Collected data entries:
## Start
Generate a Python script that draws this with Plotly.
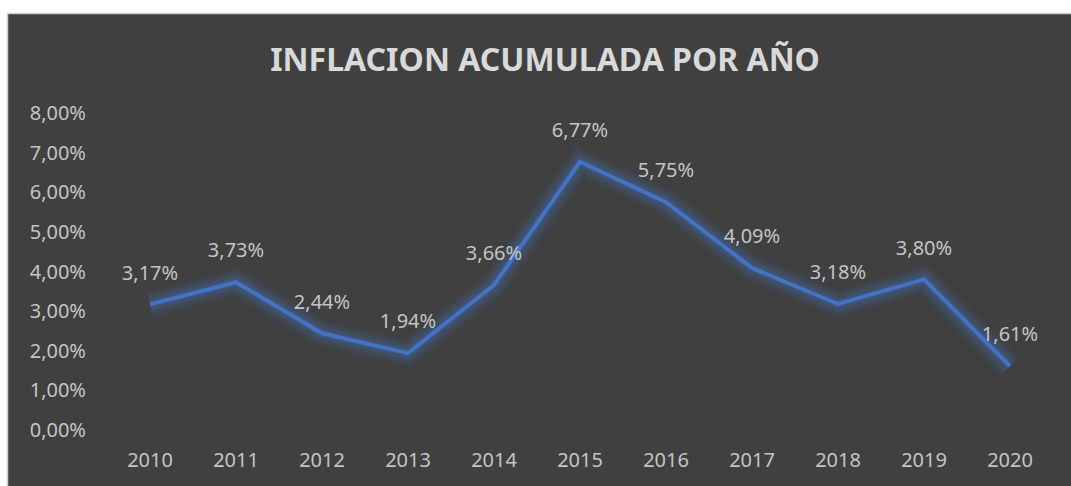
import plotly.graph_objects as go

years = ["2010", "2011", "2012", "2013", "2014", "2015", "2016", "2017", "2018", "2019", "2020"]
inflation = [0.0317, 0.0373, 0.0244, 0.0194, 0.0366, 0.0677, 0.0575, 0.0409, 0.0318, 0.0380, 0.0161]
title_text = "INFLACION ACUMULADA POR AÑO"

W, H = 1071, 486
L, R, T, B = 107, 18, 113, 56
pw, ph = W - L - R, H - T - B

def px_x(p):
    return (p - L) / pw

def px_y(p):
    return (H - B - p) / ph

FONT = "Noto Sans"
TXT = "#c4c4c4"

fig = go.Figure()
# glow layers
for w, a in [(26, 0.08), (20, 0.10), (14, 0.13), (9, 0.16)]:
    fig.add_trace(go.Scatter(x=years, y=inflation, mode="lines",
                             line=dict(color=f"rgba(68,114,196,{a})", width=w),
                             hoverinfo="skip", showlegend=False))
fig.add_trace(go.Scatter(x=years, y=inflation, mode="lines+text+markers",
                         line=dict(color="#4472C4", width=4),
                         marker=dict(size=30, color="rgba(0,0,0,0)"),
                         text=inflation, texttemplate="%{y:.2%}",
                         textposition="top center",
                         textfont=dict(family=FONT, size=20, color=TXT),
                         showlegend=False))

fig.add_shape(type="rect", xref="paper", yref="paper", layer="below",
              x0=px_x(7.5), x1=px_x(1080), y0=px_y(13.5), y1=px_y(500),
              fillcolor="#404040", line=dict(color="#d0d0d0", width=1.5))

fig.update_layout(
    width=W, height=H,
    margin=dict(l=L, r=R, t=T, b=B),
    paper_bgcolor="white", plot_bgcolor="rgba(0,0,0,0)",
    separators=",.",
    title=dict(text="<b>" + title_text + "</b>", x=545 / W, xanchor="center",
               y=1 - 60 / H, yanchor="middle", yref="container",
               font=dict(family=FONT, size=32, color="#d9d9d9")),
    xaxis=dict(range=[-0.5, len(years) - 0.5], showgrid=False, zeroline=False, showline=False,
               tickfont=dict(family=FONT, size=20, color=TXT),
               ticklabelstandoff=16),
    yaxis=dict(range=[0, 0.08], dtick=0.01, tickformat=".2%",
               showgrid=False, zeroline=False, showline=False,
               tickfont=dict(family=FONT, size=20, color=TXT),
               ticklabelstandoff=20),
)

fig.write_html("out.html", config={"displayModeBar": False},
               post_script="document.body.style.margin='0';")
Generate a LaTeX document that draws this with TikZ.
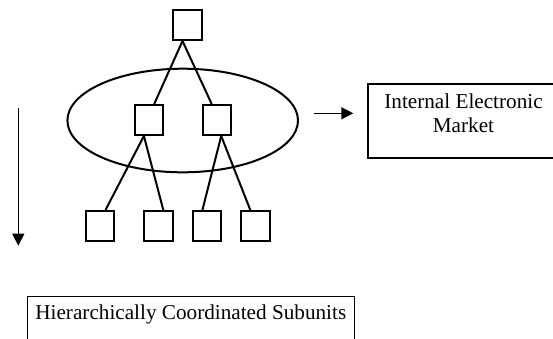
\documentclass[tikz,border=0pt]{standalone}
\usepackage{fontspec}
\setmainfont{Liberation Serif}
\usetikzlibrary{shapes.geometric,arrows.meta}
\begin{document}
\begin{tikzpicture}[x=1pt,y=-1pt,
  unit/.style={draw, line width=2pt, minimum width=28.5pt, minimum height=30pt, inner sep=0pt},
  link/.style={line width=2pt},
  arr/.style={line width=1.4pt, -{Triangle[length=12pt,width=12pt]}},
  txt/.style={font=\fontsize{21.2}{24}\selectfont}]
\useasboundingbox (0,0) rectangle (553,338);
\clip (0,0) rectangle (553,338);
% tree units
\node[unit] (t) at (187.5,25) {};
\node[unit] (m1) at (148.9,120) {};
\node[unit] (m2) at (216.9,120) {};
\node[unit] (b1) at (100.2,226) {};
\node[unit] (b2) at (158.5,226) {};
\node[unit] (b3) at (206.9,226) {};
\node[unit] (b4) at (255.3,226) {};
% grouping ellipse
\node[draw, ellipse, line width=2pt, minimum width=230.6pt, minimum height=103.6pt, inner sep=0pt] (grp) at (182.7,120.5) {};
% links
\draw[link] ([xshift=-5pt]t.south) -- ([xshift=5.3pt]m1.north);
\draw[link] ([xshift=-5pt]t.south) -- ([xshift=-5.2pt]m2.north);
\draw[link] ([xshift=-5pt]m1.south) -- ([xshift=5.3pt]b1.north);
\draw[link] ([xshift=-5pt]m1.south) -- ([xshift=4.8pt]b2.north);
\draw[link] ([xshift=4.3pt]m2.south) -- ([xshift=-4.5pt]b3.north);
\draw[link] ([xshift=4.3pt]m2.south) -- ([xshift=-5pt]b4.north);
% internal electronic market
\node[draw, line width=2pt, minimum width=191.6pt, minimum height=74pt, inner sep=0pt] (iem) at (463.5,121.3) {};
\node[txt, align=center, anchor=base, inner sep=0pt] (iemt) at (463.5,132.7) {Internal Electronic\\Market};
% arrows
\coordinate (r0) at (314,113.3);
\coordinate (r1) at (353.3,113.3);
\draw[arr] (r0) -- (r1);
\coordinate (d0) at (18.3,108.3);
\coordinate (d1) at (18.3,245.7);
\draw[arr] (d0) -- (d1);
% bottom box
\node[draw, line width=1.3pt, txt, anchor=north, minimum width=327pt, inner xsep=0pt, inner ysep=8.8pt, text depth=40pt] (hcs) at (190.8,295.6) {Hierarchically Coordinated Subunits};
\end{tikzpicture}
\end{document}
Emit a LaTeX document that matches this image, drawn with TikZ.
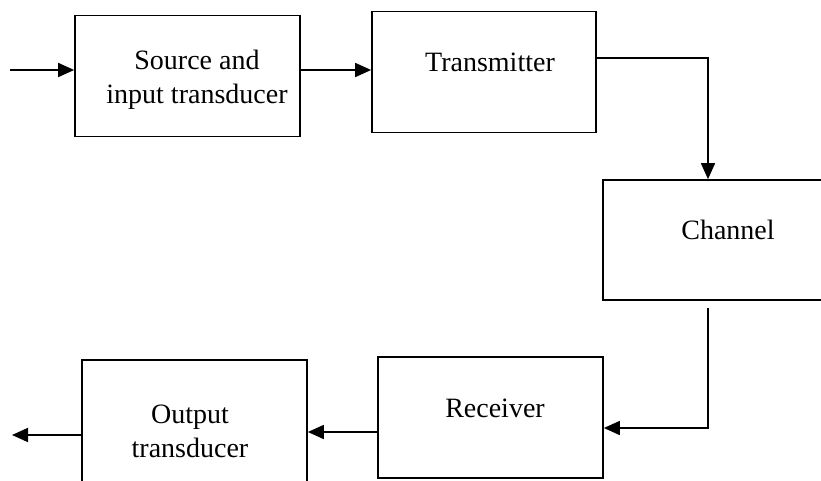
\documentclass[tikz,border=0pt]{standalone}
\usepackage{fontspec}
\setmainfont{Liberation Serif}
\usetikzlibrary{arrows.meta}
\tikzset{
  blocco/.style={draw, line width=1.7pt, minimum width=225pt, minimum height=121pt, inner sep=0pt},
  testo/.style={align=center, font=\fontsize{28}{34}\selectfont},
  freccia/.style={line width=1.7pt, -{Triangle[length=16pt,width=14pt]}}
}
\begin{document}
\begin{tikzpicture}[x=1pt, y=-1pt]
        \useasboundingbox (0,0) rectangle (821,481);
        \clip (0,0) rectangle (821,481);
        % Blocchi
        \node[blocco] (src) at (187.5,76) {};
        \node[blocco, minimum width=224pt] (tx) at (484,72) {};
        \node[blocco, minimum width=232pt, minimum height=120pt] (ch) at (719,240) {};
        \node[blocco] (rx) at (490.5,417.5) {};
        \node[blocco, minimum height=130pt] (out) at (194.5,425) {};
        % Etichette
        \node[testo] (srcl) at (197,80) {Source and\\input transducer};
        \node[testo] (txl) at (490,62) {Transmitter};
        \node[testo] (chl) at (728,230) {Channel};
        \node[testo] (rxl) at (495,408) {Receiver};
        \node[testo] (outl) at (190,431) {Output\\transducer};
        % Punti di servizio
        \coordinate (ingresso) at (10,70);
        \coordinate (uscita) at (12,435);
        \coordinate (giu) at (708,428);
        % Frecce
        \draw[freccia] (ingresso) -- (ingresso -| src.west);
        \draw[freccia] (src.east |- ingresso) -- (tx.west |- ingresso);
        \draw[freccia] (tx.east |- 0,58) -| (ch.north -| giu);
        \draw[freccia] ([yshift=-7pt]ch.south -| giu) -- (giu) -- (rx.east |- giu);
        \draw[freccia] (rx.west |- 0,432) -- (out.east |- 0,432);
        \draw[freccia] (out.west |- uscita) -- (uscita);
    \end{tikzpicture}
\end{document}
## End
## Start
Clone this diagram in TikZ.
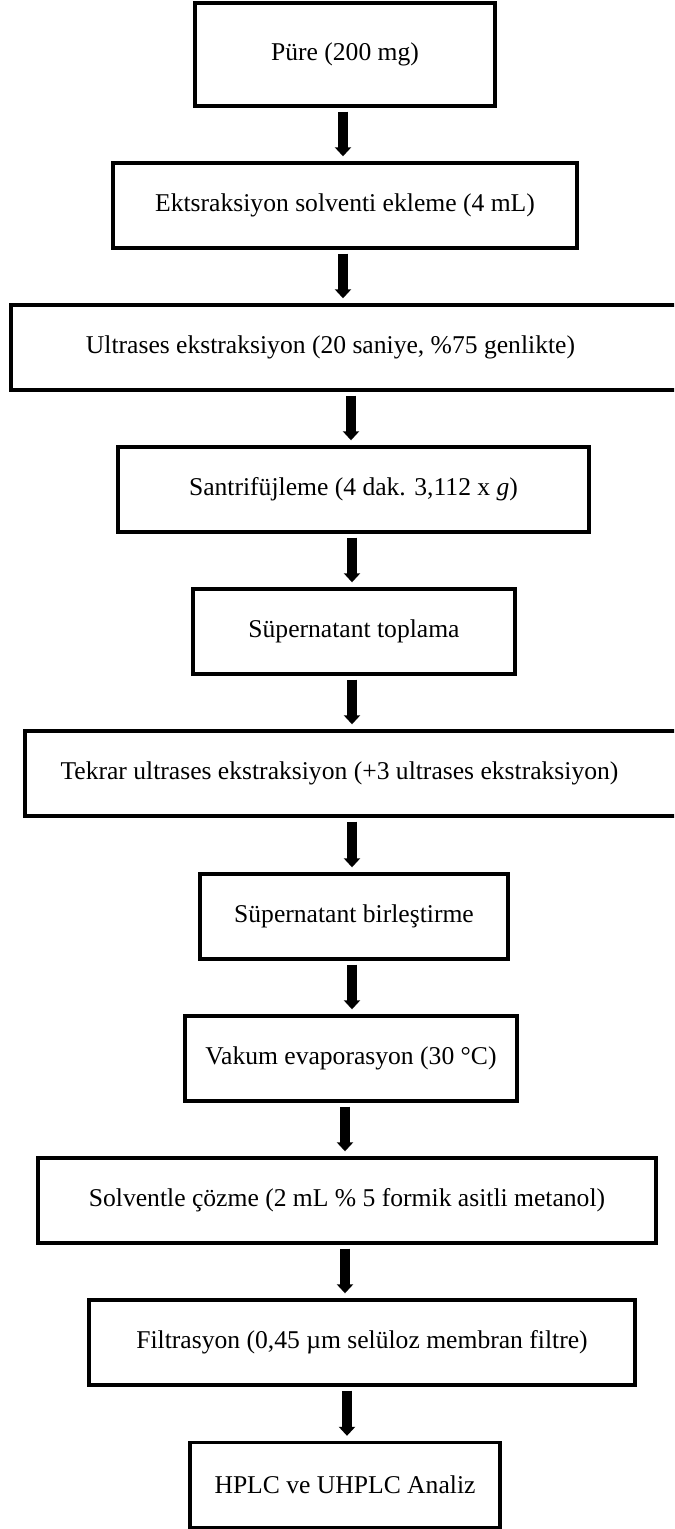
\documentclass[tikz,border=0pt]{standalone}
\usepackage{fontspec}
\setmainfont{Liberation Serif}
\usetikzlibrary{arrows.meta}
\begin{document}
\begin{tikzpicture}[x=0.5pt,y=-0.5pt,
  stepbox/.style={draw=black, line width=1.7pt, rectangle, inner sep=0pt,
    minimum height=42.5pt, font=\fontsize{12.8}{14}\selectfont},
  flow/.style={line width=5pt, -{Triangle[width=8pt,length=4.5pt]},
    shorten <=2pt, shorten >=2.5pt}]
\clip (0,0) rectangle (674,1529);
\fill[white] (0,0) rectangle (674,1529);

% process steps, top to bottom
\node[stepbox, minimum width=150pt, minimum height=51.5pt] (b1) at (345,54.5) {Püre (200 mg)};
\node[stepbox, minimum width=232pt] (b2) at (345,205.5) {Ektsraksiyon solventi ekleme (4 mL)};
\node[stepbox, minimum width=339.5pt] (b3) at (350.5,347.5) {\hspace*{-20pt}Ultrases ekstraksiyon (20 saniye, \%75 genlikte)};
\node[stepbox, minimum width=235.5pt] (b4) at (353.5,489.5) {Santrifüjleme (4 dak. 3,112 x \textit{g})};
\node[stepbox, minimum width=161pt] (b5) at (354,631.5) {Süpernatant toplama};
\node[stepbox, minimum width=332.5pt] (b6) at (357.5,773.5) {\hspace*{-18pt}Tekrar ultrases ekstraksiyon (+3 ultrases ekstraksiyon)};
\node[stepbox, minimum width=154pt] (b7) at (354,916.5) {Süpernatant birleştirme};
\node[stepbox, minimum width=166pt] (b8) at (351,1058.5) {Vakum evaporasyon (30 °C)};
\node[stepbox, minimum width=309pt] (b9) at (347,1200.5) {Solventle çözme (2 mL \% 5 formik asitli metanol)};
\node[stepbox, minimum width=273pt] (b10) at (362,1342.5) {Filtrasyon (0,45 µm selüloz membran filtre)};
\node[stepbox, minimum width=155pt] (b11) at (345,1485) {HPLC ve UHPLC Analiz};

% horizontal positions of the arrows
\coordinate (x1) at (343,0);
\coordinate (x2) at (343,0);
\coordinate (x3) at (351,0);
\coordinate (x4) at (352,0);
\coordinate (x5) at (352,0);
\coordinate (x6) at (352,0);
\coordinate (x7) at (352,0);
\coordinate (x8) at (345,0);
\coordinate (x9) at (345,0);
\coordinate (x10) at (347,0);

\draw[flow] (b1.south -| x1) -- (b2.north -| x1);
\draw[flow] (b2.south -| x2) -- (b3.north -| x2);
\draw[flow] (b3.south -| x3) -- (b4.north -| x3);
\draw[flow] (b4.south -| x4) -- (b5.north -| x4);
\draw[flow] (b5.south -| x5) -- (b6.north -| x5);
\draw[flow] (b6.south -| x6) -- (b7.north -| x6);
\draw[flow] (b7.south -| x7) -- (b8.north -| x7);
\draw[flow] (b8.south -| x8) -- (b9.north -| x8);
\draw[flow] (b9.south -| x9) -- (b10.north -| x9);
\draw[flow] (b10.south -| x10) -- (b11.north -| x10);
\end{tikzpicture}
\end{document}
## End
Extract the part of the records that opens with the line containing "Generate a Python" and closes with the line containing "import plotly.graph_objects as go". Take only those lines, exactly, and no pictures.

> [FINISHED EXERCISE]
Generate a Python script that draws this with Plotly.
import plotly.graph_objects as go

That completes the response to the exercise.